飯田線旧線1(中部天竜〜大嵐)
豊橋〜辰野を結ぶ飯田線は元は4つの私鉄が営業しており豊橋側から豊川鉄道、鳳来寺鉄道、三信鉄道、 伊那電気鉄道がそれぞれ電車を走らせていました。
中でも三信鉄道は急峻な山岳地帯を走っており、水力発電による電源開発も盛んに行われました。 これら4社は戦時中の1943年(昭和18)年国鉄に買収され飯田線となりましたが、 天竜川に佐久間ダムが建設されることになり、旧三信鉄道区間に一部移転を余儀なくされる箇所が発生しました。
短い工期で当時最新の全断面掘削を導入した飯田線最長の大原トンネル建設、 地形変状が激しくトンネル掘削を断念して鉄橋で水窪川上に迂回して線路を敷いたりと大変な難工事の末 1955(昭和30)年11月11日に水窪回りの新線が開通し、旧線の大半はいくつかの移転集落とともに佐久間湖へと没しました。
現在では大嵐駅〜夏焼トンネルの区間が夏焼集落への生活道路となっています。


中部天竜駅飯田寄り、天竜川橋梁の袂にある三信鉄道建設工事殉職碑。 歩道が併設されていることで有名な天竜川橋梁。
下流側に旧橋梁の橋脚基部が見えています。



冬季など佐久間ダムの水位が低いときは旧白神(しらなみ)駅跡を過ぎたあたりから旧線跡が見え隠れします。 この画像では手前と少し奥に2つトンネルが見えています。
多くのトンネルは土砂に埋まっているものの残ってはいるようです。


橋脚も残ってました。前後の橋台や路盤が見当たりませんが土砂で埋まってしまったのでしょうか。

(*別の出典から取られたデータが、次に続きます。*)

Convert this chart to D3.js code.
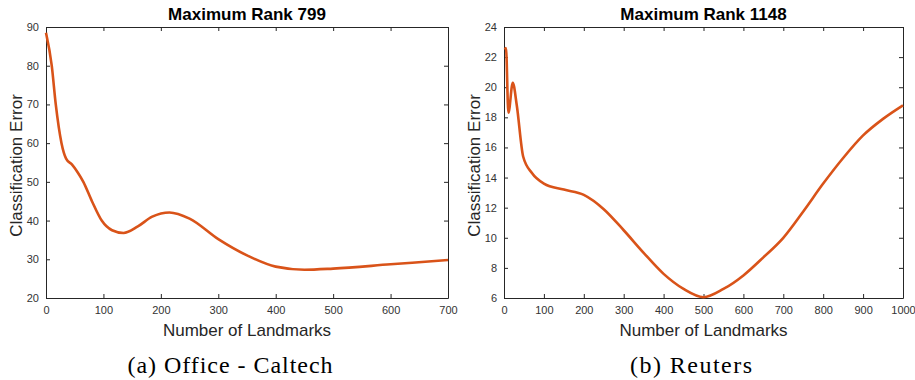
<!DOCTYPE html>
<html>
<head>
<meta charset="utf-8">
<script src="https://cdn.jsdelivr.net/npm/d3@7"></script>
<style>
  body { margin: 0; background: #fff; }
  svg { display: block; }
  .tick text { font-family: "Liberation Sans", Arial, sans-serif; font-size: 11px; fill: #333; }
</style>
</head>
<body>
<svg id="chart" width="915" height="380"></svg>
<script>
// Office - Caltech
const officeX = [0, 10, 17, 27, 35, 45, 55, 65, 80, 97, 115, 135, 160, 185, 215, 250, 300, 350, 400, 450, 500, 600, 700];
const officeY = [88.5, 80, 70, 60, 56, 54.5, 52.5, 50, 45, 40, 37.5, 36.8, 38.5, 41, 42.1, 40.5, 35.2, 31, 28.1, 27.3, 27.6, 28.7, 29.8];
// Reuters
const reutersX = [2, 5, 11, 22, 32, 48, 70, 100, 150, 200, 250, 300, 350, 400, 450, 500, 550, 600, 650, 700, 750, 800, 850, 900, 950, 1000];
const reutersY = [22.5, 22.6, 18.3, 20.3, 18.8, 15.4, 14.3, 13.6, 13.2, 12.85, 11.9, 10.5, 9.0, 7.6, 6.6, 6.05, 6.6, 7.5, 8.7, 10.0, 11.75, 13.6, 15.3, 16.8, 17.9, 18.8];

const officeXTicks = [0, 100, 200, 300, 400, 500, 600, 700];
const officeYTicks = [20, 30, 40, 50, 60, 70, 80, 90];
const reutersXTicks = [0, 100, 200, 300, 400, 500, 600, 700, 800, 900, 1000];
const reutersYTicks = [6, 8, 10, 12, 14, 16, 18, 20, 22, 24];

const panels = [
  { left: 46, right: 448, xs: officeX, ys: officeY, xDom: [0, 700], yDom: [20, 90],
    xTicks: officeXTicks, yTicks: officeYTicks, title: 'Maximum Rank 799', caption: '(a) Office - Caltech', capX: 230, capLen: 205 },
  { left: 504, right: 903, xs: reutersX, ys: reutersY, xDom: [0, 1000], yDom: [6, 24],
    xTicks: reutersXTicks, yTicks: reutersYTicks, title: 'Maximum Rank 1148', caption: '(b) Reuters', capX: 691, capLen: 122 }
];

const plotTop = 27, plotBottom = 298;
const svg = d3.select('#chart');

panels.forEach(p => {
  const x = d3.scaleLinear().domain(p.xDom).range([p.left, p.right]);
  const y = d3.scaleLinear().domain(p.yDom).range([plotBottom, plotTop]);
  const g = svg.append('g');

  const axisStyle = sel => {
    sel.select('.domain').attr('stroke', '#262626');
    sel.selectAll('.tick line').attr('stroke', '#262626');
  };

  g.append('g').attr('transform', `translate(0,${plotBottom})`)
    .call(d3.axisBottom(x).tickValues(p.xTicks).tickFormat(d3.format('d'))
      .tickSizeInner(-4).tickSizeOuter(0).tickPadding(8))
    .call(axisStyle);
  g.append('g').attr('transform', `translate(0,${plotTop})`)
    .call(d3.axisTop(x).tickValues(p.xTicks).tickSizeInner(-4).tickSizeOuter(0).tickFormat(''))
    .call(axisStyle);
  g.append('g').attr('transform', `translate(${p.left},0)`)
    .call(d3.axisLeft(y).tickValues(p.yTicks).tickSizeInner(-4).tickSizeOuter(0).tickPadding(7))
    .call(axisStyle);
  g.append('g').attr('transform', `translate(${p.right},0)`)
    .call(d3.axisRight(y).tickValues(p.yTicks).tickSizeInner(-4).tickSizeOuter(0).tickFormat(''))
    .call(axisStyle);

  const line = d3.line()
    .x((d, i) => x(p.xs[i]))
    .y(d => y(d))
    .curve(d3.curveMonotoneX);
  g.append('path')
    .datum(p.ys)
    .attr('d', line)
    .attr('fill', 'none')
    .attr('stroke', '#D95319')
    .attr('stroke-width', 2.6)
    .attr('stroke-linejoin', 'round');

  const cx = (p.left + p.right) / 2;
  g.append('text')
    .attr('x', cx).attr('y', 20)
    .attr('text-anchor', 'middle')
    .style('font-family', '"Liberation Sans", Arial, sans-serif')
    .style('font-weight', 'bold').style('font-size', '17px').style('fill', '#000')
    .text(p.title);

  g.append('text')
    .attr('x', cx).attr('y', 336)
    .attr('text-anchor', 'middle')
    .style('font-family', '"Liberation Sans", Arial, sans-serif')
    .style('font-size', '17px').style('fill', '#262626')
    .text('Number of Landmarks');

  g.append('text')
    .attr('transform', `translate(${p.left - 24},${(plotTop + plotBottom) / 2 + 3}) rotate(-90)`)
    .attr('text-anchor', 'middle')
    .style('font-family', '"Liberation Sans", Arial, sans-serif')
    .style('font-size', '17px').style('fill', '#262626')
    .text('Classification Error');

  g.append('text')
    .attr('x', p.capX).attr('y', 373)
    .attr('text-anchor', 'middle')
    .attr('textLength', p.capLen)
    .attr('lengthAdjust', 'spacing')
    .style('font-family', '"Liberation Serif", "Times New Roman", serif')
    .style('font-size', '24px').style('fill', '#000')
    .text(p.caption);
});
</script>
</body>
</html>
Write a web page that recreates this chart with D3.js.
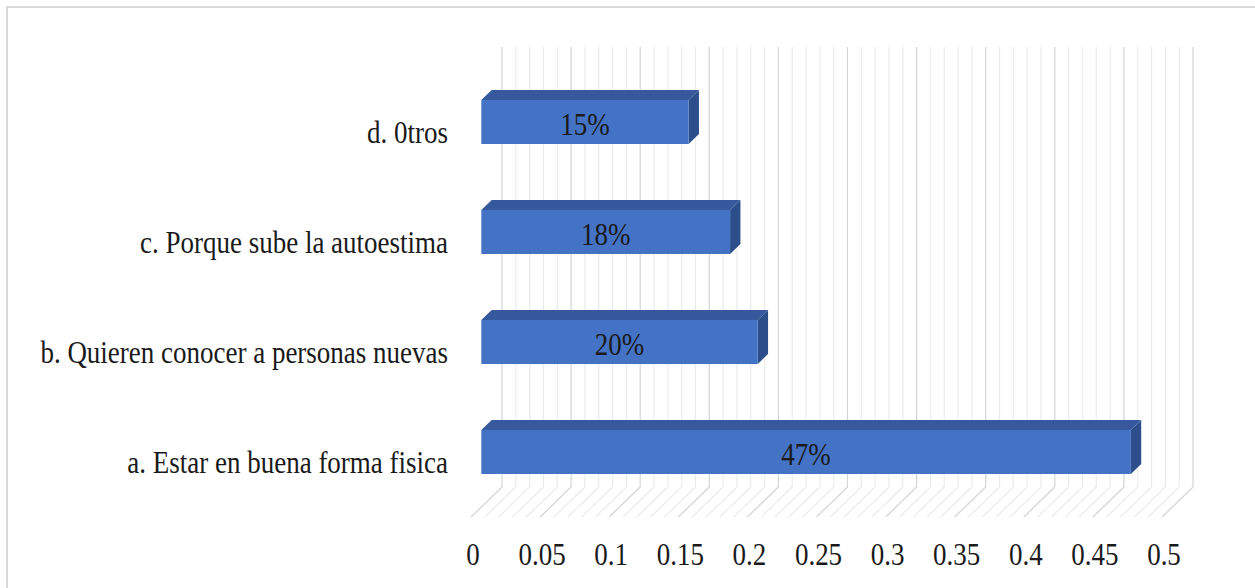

夏焼トンネルからは線路跡が道路利用されています。 画像は夏焼トンネルの中部天竜側坑口ですが、道路化する際に水没を防ぐため嵩上げした位置に掘り直されたそうです。 旧坑口の残骸が周囲に残ってるそうですがどれがそうなのか不明(^ ^;)


長大な夏焼トンネル内は素掘りの部分もあります。 現在の飯田線にも素掘りトンネルがあり構造は同じですね。 夏焼トンネルと連続してもう1つ残るトンネル。こちらは99mと短め。


トンネルを抜けるとすぐに大嵐駅。 旧プラットホームが旧線利用の県道沿いに残っています。 現在の大嵐駅。新しく掘られた大原トンネルと既存の大嵐トンネルの間の狭い空間に駅があります。